Bob Lucas & Mike Bryant: Whether the depictions are accurate or not isn’t necessarily the issue. Phil pointed out that the more recent depictions are more accurate, and I would tend to agree, based on the more realistic depiction of the outlet of the river Ob into the Arctic Sea. Fine. What concerns me is that this is a pixel counting business. The background image of the earth is the same in the CT plats 1979 to today. My main concern is the apparent change in the designated shoreline. Has a more ‘realistic’ depiction changed the line of demarcation for the maxiumum ice extent? Has the added snow impinged in that same line? For continuity, and accuracy in comparing any two times in the measurement series, I personally would want as little change as possible in the the whole dataset (pixels) over time. Presenting a more “accurate/realistic” depiction is meaningless if the depiction changes the measurement. In all of the AGW bruhaha, there is a peculiar bias that any and all adjustments only go in one direction, to support the AGW hypothesis, and I hope this is not another, moving the ice extent limit down so that it can never exceed the past extent.

Mike Bryant
December 27, 2008 1:19 pm

Steve,
I see what you mean. They could change the images but keep the data the same. I wonder who would be the best person to make sure this doesn’t happen? Wouldn’t it be ironic if the images that they posted for a biased comparison, turned out to be the thing that makes them correct the pixel counting routines?
Mike Bryant

Bob Lucas
December 28, 2008 5:41 pm

Steve and Mike,
” My main concern is the apparent change in the designated shoreline.” Your point is that they can change the designated shoreline without changing the background image? If correct, your concern would be valid. But wouldn’t that practice be the equivalent of changing the actual shoreline, and wouldn’t that be equivalent to changing the base map?
This is why I went to Google Earth, to see if I could see any apparent changes to the shore line in this area from the 1980 map. What I found is that the shoreline depicted by Google Earth looks alot more like that of the 1980 CT depiction of the ice limit line than that of 2008. An adjustment of the designated shore line, as it looks like occurred sometime between 1980 and 2008, would not match the original base map, nor would it match today’s actual shoreline, nor would it be supportable. But it would arbitrarily constrain the pixel count of allowable sea ice.
At least in the case of the area around Sabetta, the actual shoreline certainly appears to be much further inland than shown on the 2008 image. Since Sabetta is obviously an on-going shoreline settlement, the designated shoreline in the 2008 image would appear to be wrong, afterall, no one operates ice breakers on solid ground.
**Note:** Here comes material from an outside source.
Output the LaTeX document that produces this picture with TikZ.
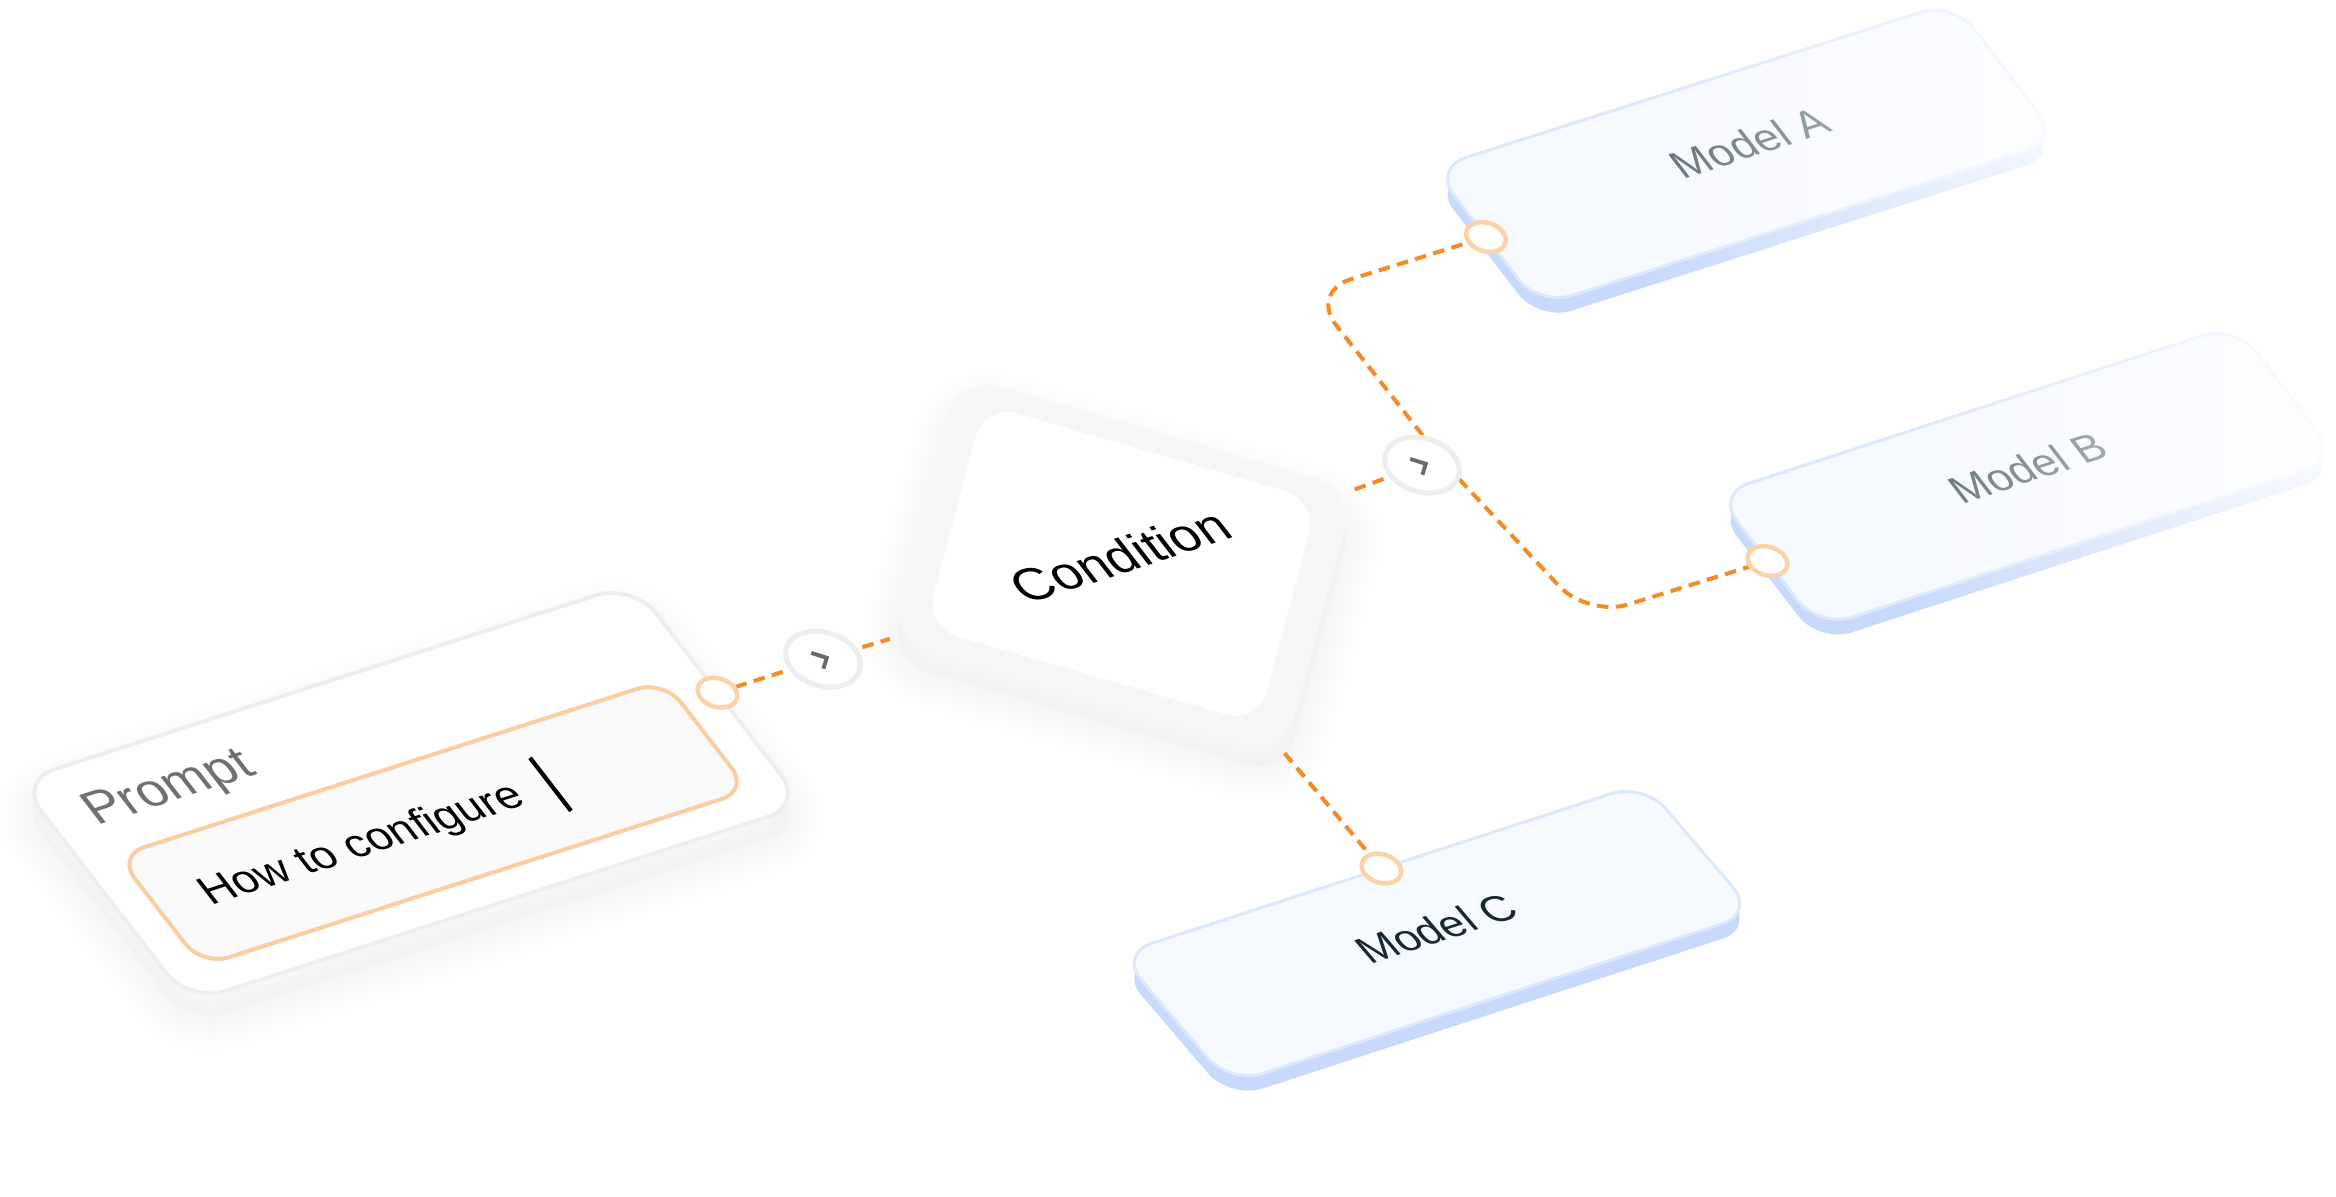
\documentclass[tikz,border=0pt]{standalone}
\usepackage{fontspec}
\setmainfont{Liberation Sans}
\usetikzlibrary{fadings}
\pgfdeclarelayer{back}
\pgfdeclarelayer{shadow}
\pgfdeclarelayer{wires}
\pgfsetlayers{back,shadow,wires,main}
\definecolor{wire}{RGB}{242,140,40}
\definecolor{portring}{RGB}{251,211,168}
\definecolor{promptborder}{RGB}{238,238,238}
\definecolor{inputfill}{RGB}{250,250,250}
\definecolor{inputborder}{RGB}{249,207,162}
\definecolor{condouter}{RGB}{246,246,246}
\definecolor{jring}{RGB}{238,238,238}
\definecolor{chevcol}{RGB}{105,105,105}
\definecolor{mface}{RGB}{246,249,255}
\definecolor{mborder}{RGB}{220,232,253}
\definecolor{mslab}{RGB}{199,218,252}
\definecolor{mtextA}{RGB}{95,110,114}
\definecolor{mtextC}{RGB}{24,40,47}
\definecolor{labelgray}{RGB}{112,112,112}
\tikzfading[name=fadeinright, left color=transparent!100, right color=transparent!8]
% rounded rectangle path in local coordinates: x0,y0,x1,y1,r
\newcommand\rrect[5]{(#1+#5,#2) -- (#3-#5,#2) .. controls (#3-0.448*#5,#2) and (#3,#2+0.448*#5) .. (#3,#2+#5) -- (#3,#4-#5) .. controls (#3,#4-0.448*#5) and (#3-0.448*#5,#4) .. (#3-#5,#4) -- (#1+#5,#4) .. controls (#1+0.448*#5,#4) and (#1,#4-0.448*#5) .. (#1,#4-#5) -- (#1,#2+#5) .. controls (#1,#2+0.448*#5) and (#1+0.448*#5,#2) .. (#1+#5,#2) -- cycle}
\begin{document}
\begin{tikzpicture}[x=0.01cm, y=-0.01cm,
  cardframe/.style n args={6}{shift={(#1,#2)}, cm={#3,#4,#5,#6,(0,0)}},
  inplane/.style={shift={#1}, cm={0.9522,0.3058,-0.6111,0.7916,(0,0)}},
  conn/.style={draw=wire, line width=1.15pt, dash pattern=on 3.3pt off 2.1pt},
  portc/.style={fill=white, draw=portring, line width=1.3pt},
  junc/.style={fill=white, draw=jring, line width=1.45pt},
  chevron/.style={draw=chevcol, line width=1.1pt},
  mlabel/.style={transform shape, inner sep=0pt, font=\fontsize{12.2}{14}\selectfont},
]
\begin{pgfonlayer}{back}
\fill[white] (0,0) rectangle (2336,1196);
\end{pgfonlayer}
\useasboundingbox (0,0) rectangle (2336,1196);

% ---------- soft shadows ----------
\begin{pgfonlayer}{shadow}
\begin{scope}[cardframe={18}{803}{0.9522}{0.3058}{-0.6111}{0.7916}]
\path[fill=black, fill opacity=0.015] \rrect{0}{0}{646}{280}{38};
\foreach \w in {2,4,...,20}{\path[draw=black, draw opacity=0.0035, line width=\w pt] \rrect{0}{0}{646}{280}{38};}
\end{scope}
\begin{scope}[cardframe={960}{397}{0.9604}{-0.2784}{0.2568}{0.9666}]
\path[fill=black, fill opacity=0.015] \rrect{0}{0}{411}{273}{40};
\foreach \w in {2,4,...,20}{\path[draw=black, draw opacity=0.0035, line width=\w pt] \rrect{0}{0}{411}{273}{40};}
\end{scope}
\end{pgfonlayer}

% ---------- Prompt card ----------
\begin{scope}[cardframe={18}{781}{0.9522}{0.3058}{-0.6111}{0.7916}]
\path[fill=white, draw=promptborder, line width=1.1pt] \rrect{0}{0}{646}{280}{38};
\path[fill=inputfill, draw=inputborder, line width=1.15pt] \rrect{35}{108}{609}{247}{28};
\node[transform shape, anchor=base west, inner sep=0pt, text=labelgray, font=\fontsize{14.9}{17}\selectfont] (plabel) at (37,71) {Prompt};
\node[transform shape, anchor=base west, inner sep=0pt, text=black, font=\fontsize{12.6}{15}\selectfont] (pinput) at (81,189) {How to configure};
\draw[line width=1.2pt] (446,143) -- (446,210);
\coordinate (pport) at (646,138);
\end{scope}

% ---------- Condition card ----------
\begin{scope}[cardframe={960}{375}{0.9604}{-0.2784}{0.2568}{0.9666}]
\path[fill=condouter] \rrect{0}{0}{411}{273}{40};
\path[fill=white] \rrect{31}{21}{378}{252}{34};
\coordinate (cL) at (0,273);
\coordinate (cR) at (411,0);
\coordinate (cB) at (411,273);
\end{scope}
\begin{scope}[inplane={(1120,556)}]
\node[transform shape, inner sep=0pt, font=\fontsize{14.8}{17}\selectfont] (ctext) at (0,0) {Condition};
\end{scope}

% ---------- Model A ----------
\begin{scope}[cardframe={1433}{183}{0.9526}{0.3041}{-0.6092}{0.7931}]
\path[fill=mslab] \rrect{0}{0}{546}{174}{34};
\end{scope}
\begin{scope}[cardframe={1433}{168}{0.9526}{0.3041}{-0.6092}{0.7931}]
\path[fill=mface, draw=mborder, line width=0.85pt] \rrect{0}{0}{546}{174}{34};
\node[mlabel, text=mtextA] (mA) at (283,77) {Model A};
\coordinate (aport) at (0,87);
\end{scope}

% ---------- Model B ----------
\begin{scope}[cardframe={1716}{509}{0.9509}{0.3096}{-0.6095}{0.7929}]
\path[fill=mslab] \rrect{0}{0}{546}{169}{34};
\end{scope}
\begin{scope}[cardframe={1716}{494}{0.9509}{0.3096}{-0.6095}{0.7929}]
\path[fill=mface, draw=mborder, line width=0.85pt] \rrect{0}{0}{546}{169}{34};
\node[mlabel, text=mtextA] (mB) at (279,76) {Model B};
\coordinate (bport) at (0,84.5);
\end{scope}

% ---------- Model C ----------
\begin{scope}[cardframe={1119}{969}{0.9509}{0.3097}{-0.6495}{0.7606}]
\path[fill=mslab] \rrect{0}{0}{552}{171}{34};
\end{scope}
\begin{scope}[cardframe={1119}{954}{0.9509}{0.3097}{-0.6495}{0.7606}]
\path[fill=mface, draw=mborder, line width=0.85pt] \rrect{0}{0}{552}{171}{34};
\node[mlabel, text=mtextC] (mC) at (279,80) {Model C};
\coordinate (cport) at (276,0);
\end{scope}

% ---------- junction and bend points ----------
\coordinate (j1) at (823,659);
\coordinate (j2) at (1422,465);
\coordinate (hub) at (1446,465);
\coordinate (bendA) at (1310,292);
\coordinate (bendB) at (1588,617);

% ---------- connectors ----------
\begin{pgfonlayer}{wires}
\draw[conn] (pport) -- (j1) -- (cL);
\draw[conn] (cR) -- (j2);
\draw[conn, rounded corners=12pt] (hub) -- (bendA) -- (aport);
\draw[conn, rounded corners=12pt] (hub) -- (bendB) -- (bport);
\draw[conn] (cB) -- (cport);
\end{pgfonlayer}

\begin{scope}[inplane={(j1)}]
\path[junc] (0,0) circle[radius=33];
\draw[chevron] (-6,-10) -- (4,0) -- (-6,10);
\end{scope}
\begin{scope}[inplane={(j2)}]
\path[junc] (0,0) circle[radius=33];
\draw[chevron] (-6,-10) -- (4,0) -- (-6,10);
\end{scope}

% ---------- ports ----------
\path[portc, inplane={(pport)}] (0,0) circle[radius=17.5];
\path[portc, inplane={(aport)}] (0,0) circle[radius=17.5];
\path[portc, inplane={(bport)}] (0,0) circle[radius=17.5];
\path[portc, inplane={(cport)}] (0,0) circle[radius=17.5];

% ---------- fade of the far cards ----------
\fill[white, path fading=fadeinright] (1640,-10) rectangle (2110,330);
\fill[white, path fading=fadeinright] (1900,300) rectangle (2346,650);
\end{tikzpicture}
\end{document}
Unfortunately, at the scale depicted by the CT images, it would not be possible to determine how wrong.
Perhaps, the appropriate entity, could be asked to compare the Latitude and Longitude of known shoreline settlements like Sabetta, to the L & L of the designated shoreline used in the current pixel counting routines. Or, simply be asked to divulge the L & L’s of the designated shoreline. These figures could easily be checked against the L & L displayed at any point by Google Earth.

Mike Bryant
December 29, 2008 3:53 pm

Steve and Bob … I don’t know if you saw this but it appears that there are changes taking place at CT… See this
http://igloo.atmos.uiuc.edu/cgi-bin/test/print.sh?fm=12&fd=24&fy=2008&sm=12&sd=25&sy=2008
Adjacent days with very different snow!